Exercise data -
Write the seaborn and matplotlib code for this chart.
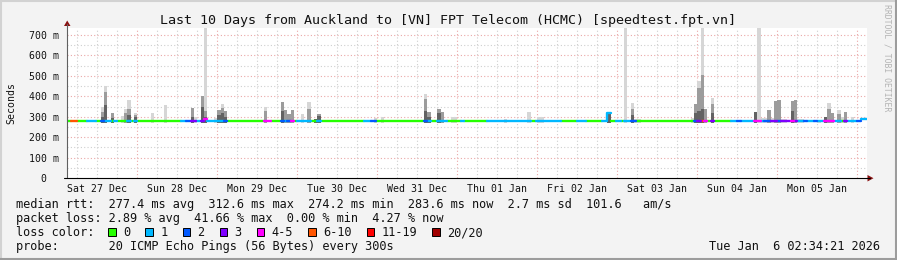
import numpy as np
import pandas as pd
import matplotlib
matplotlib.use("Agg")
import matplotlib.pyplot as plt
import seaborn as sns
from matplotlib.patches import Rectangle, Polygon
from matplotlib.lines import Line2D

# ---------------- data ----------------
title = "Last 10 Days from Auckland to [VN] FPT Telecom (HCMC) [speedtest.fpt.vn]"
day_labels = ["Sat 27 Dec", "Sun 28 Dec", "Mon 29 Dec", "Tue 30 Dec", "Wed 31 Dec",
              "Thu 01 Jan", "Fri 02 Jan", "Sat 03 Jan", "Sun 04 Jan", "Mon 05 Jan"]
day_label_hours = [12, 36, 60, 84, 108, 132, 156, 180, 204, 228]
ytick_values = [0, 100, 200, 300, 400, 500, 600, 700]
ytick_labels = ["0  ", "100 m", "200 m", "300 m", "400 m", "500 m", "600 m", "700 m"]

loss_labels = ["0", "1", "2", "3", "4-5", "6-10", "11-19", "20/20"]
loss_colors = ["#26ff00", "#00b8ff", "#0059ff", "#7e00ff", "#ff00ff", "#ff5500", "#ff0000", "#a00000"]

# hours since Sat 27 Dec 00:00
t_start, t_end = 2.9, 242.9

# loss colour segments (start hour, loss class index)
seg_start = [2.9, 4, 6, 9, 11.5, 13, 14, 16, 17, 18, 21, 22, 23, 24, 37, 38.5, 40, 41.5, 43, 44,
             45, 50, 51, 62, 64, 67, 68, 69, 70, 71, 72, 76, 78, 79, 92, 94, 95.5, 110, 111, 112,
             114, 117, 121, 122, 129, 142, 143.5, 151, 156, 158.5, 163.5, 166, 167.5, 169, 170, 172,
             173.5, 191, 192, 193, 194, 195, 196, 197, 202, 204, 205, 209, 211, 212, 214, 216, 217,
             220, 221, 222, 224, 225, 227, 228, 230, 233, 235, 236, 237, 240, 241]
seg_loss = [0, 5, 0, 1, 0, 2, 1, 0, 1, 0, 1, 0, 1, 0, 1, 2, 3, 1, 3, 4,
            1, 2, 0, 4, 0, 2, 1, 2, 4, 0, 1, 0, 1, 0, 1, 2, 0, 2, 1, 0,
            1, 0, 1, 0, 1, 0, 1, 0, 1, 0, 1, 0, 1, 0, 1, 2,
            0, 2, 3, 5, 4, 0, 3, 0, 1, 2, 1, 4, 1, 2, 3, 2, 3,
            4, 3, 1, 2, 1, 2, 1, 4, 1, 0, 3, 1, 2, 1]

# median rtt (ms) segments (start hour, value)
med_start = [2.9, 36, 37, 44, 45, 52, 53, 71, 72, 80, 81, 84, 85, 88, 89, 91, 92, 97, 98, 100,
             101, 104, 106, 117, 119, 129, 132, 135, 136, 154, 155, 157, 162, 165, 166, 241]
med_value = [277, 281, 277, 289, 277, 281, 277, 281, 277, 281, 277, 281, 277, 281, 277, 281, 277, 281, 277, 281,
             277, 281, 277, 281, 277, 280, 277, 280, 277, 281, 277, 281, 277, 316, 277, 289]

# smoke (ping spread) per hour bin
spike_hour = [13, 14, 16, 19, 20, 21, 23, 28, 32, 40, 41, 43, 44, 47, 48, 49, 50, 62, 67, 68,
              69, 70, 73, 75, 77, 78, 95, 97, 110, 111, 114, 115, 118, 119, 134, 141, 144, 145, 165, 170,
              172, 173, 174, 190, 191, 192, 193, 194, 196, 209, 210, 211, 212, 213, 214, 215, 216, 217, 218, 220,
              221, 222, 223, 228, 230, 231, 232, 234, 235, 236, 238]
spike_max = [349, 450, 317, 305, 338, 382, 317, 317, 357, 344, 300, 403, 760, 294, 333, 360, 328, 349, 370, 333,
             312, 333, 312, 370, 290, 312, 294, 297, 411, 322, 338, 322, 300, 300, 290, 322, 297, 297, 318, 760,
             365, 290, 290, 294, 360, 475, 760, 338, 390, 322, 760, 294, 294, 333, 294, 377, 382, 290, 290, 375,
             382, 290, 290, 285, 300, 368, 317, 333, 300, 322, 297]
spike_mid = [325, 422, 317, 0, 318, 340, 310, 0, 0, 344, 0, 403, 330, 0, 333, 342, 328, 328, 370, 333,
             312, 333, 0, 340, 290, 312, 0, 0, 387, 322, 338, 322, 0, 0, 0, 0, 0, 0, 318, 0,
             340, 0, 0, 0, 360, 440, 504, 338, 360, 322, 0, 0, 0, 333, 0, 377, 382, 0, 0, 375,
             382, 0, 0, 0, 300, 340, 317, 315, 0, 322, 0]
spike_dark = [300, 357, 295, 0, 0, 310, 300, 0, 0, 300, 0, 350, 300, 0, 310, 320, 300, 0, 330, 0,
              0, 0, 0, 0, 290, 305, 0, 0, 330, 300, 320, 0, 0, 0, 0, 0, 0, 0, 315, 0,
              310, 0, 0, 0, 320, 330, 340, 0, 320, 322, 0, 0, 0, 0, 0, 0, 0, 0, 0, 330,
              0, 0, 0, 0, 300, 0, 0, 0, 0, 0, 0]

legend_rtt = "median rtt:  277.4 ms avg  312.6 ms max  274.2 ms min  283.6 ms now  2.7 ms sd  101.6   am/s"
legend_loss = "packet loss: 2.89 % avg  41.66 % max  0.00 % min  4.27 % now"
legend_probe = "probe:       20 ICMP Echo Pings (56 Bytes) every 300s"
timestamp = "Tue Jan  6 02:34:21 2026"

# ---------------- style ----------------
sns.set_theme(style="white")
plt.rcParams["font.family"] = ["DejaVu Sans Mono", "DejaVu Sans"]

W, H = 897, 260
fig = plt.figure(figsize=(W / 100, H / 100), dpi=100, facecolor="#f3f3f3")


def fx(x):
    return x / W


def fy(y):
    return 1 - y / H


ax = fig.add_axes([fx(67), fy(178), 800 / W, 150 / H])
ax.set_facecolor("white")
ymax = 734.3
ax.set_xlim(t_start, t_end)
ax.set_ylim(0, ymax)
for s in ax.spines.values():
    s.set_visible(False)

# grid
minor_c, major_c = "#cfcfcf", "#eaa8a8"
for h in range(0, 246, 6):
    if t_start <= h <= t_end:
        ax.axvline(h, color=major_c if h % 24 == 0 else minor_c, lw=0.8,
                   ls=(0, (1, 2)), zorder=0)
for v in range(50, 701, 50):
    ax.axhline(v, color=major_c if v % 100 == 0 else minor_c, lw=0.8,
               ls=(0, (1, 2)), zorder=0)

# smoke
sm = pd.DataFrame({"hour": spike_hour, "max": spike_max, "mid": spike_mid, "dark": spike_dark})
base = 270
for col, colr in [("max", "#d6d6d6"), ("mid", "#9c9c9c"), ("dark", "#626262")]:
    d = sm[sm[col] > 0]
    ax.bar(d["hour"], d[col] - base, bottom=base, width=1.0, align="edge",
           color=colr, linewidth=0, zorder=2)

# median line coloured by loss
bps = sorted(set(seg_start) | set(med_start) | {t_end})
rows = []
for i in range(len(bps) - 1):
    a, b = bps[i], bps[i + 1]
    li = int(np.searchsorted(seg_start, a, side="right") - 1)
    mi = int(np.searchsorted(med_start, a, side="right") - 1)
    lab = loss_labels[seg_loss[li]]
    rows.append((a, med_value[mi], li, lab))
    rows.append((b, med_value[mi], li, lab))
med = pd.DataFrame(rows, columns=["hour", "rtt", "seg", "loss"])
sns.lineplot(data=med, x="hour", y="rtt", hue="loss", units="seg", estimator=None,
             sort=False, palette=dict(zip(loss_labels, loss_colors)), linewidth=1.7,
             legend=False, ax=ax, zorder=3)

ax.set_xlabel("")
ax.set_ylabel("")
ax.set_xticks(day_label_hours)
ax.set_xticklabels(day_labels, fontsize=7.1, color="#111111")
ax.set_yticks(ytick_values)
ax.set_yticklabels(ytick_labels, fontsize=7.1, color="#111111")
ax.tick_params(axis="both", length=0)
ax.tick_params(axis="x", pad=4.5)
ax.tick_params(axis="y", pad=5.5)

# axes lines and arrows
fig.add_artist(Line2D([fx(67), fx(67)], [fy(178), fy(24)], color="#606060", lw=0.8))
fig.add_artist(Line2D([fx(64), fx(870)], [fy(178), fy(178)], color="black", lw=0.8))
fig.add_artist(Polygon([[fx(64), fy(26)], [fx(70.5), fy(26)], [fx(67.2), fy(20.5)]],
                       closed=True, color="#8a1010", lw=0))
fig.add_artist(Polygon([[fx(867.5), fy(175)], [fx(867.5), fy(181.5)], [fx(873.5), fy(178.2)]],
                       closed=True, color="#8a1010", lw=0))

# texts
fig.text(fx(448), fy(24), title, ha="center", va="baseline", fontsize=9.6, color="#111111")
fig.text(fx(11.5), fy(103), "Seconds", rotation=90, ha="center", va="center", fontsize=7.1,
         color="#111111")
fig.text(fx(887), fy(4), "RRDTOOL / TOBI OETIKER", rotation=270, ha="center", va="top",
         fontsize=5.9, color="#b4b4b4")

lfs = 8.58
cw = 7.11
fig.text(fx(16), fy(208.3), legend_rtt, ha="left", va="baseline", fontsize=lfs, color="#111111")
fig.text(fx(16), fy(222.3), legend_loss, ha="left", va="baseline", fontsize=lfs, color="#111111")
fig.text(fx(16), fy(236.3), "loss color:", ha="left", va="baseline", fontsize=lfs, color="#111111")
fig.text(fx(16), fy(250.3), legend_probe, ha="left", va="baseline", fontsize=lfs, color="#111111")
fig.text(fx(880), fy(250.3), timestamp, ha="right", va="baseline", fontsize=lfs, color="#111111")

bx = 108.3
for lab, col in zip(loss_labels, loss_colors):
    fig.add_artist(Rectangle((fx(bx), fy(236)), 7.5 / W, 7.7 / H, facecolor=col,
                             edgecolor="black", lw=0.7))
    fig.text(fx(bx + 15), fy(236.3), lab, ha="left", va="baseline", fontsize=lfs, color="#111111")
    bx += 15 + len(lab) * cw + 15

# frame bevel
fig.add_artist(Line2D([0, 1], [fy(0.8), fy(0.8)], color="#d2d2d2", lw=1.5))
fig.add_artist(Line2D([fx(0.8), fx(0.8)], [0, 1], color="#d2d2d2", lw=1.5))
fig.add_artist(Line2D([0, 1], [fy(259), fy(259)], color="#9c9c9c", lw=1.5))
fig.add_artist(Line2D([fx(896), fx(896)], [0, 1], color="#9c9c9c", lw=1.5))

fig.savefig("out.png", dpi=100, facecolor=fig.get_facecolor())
--
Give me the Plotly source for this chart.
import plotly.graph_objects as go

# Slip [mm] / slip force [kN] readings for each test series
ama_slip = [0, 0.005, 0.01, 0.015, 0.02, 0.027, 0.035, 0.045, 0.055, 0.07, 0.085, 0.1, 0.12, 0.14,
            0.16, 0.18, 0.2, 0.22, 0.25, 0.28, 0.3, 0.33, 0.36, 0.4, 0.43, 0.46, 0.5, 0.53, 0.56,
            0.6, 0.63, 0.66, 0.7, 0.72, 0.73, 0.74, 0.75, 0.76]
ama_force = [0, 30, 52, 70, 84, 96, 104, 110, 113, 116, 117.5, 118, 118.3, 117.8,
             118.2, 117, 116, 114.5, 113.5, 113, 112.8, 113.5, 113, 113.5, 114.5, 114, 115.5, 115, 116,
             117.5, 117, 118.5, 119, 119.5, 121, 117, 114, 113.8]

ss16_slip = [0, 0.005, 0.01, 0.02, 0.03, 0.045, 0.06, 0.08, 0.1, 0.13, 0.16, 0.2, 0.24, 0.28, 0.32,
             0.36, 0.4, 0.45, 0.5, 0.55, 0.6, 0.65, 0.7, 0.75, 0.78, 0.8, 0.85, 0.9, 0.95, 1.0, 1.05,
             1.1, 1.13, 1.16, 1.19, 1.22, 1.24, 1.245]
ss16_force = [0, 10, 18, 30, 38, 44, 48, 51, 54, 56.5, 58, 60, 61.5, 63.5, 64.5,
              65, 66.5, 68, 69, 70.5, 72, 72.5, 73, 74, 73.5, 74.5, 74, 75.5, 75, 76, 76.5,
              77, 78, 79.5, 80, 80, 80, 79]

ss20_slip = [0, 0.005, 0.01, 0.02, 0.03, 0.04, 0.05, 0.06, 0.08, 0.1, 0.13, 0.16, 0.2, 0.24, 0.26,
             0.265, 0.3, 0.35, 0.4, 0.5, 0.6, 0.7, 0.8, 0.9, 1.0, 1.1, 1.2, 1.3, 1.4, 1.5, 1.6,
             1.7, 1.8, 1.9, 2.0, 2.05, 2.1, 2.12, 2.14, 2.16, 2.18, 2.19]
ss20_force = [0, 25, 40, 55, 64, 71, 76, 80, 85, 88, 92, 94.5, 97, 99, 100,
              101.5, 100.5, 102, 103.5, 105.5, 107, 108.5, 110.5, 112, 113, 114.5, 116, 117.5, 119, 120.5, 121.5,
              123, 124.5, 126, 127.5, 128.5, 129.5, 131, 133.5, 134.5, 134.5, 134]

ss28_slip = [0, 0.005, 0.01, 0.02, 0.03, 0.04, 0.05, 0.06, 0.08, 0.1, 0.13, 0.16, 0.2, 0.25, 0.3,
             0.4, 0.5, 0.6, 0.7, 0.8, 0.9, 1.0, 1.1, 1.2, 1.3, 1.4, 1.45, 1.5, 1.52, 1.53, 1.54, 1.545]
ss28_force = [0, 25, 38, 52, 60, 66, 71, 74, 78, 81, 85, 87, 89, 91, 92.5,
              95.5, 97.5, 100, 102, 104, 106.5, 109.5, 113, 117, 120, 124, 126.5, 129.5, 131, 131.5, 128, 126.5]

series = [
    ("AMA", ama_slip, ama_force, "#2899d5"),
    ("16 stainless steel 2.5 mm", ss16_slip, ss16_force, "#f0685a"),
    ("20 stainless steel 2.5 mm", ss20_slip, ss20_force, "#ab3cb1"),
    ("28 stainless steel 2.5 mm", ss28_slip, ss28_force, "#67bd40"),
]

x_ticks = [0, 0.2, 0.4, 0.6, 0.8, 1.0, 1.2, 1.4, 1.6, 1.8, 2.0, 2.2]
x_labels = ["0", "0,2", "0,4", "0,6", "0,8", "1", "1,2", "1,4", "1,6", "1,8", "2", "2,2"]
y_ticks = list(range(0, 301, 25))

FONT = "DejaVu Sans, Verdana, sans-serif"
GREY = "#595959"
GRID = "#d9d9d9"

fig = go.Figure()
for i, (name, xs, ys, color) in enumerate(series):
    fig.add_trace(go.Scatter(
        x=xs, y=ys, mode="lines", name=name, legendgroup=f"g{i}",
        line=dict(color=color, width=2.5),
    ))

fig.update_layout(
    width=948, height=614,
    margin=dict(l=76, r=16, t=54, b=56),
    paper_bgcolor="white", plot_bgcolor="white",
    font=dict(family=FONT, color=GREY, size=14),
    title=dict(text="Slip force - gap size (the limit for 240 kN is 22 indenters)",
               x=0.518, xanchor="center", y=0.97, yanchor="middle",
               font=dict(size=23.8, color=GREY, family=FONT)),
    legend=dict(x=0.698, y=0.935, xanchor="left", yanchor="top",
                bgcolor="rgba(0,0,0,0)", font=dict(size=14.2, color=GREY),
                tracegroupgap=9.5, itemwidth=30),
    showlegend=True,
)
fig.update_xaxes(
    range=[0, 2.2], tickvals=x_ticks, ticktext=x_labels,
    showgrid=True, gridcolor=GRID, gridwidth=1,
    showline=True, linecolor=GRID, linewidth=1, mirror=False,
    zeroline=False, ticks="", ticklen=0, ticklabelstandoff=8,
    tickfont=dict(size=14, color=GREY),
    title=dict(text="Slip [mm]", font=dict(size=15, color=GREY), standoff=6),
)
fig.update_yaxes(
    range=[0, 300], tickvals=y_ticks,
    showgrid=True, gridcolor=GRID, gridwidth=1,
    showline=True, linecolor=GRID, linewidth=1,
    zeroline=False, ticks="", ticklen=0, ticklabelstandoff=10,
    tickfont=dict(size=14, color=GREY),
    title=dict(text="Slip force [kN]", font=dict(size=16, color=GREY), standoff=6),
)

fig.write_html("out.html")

What is required -
Leave out the pictures and quote exactly the lines from the one where "Write the seaborn" appears to the one where "from matplotlib.lines import Line2D" appears, both ends counted.

Solved problem -
Write the seaborn and matplotlib code for this chart.
import numpy as np
import pandas as pd
import matplotlib
matplotlib.use("Agg")
import matplotlib.pyplot as plt
import seaborn as sns
from matplotlib.patches import Rectangle, Polygon
from matplotlib.lines import Line2D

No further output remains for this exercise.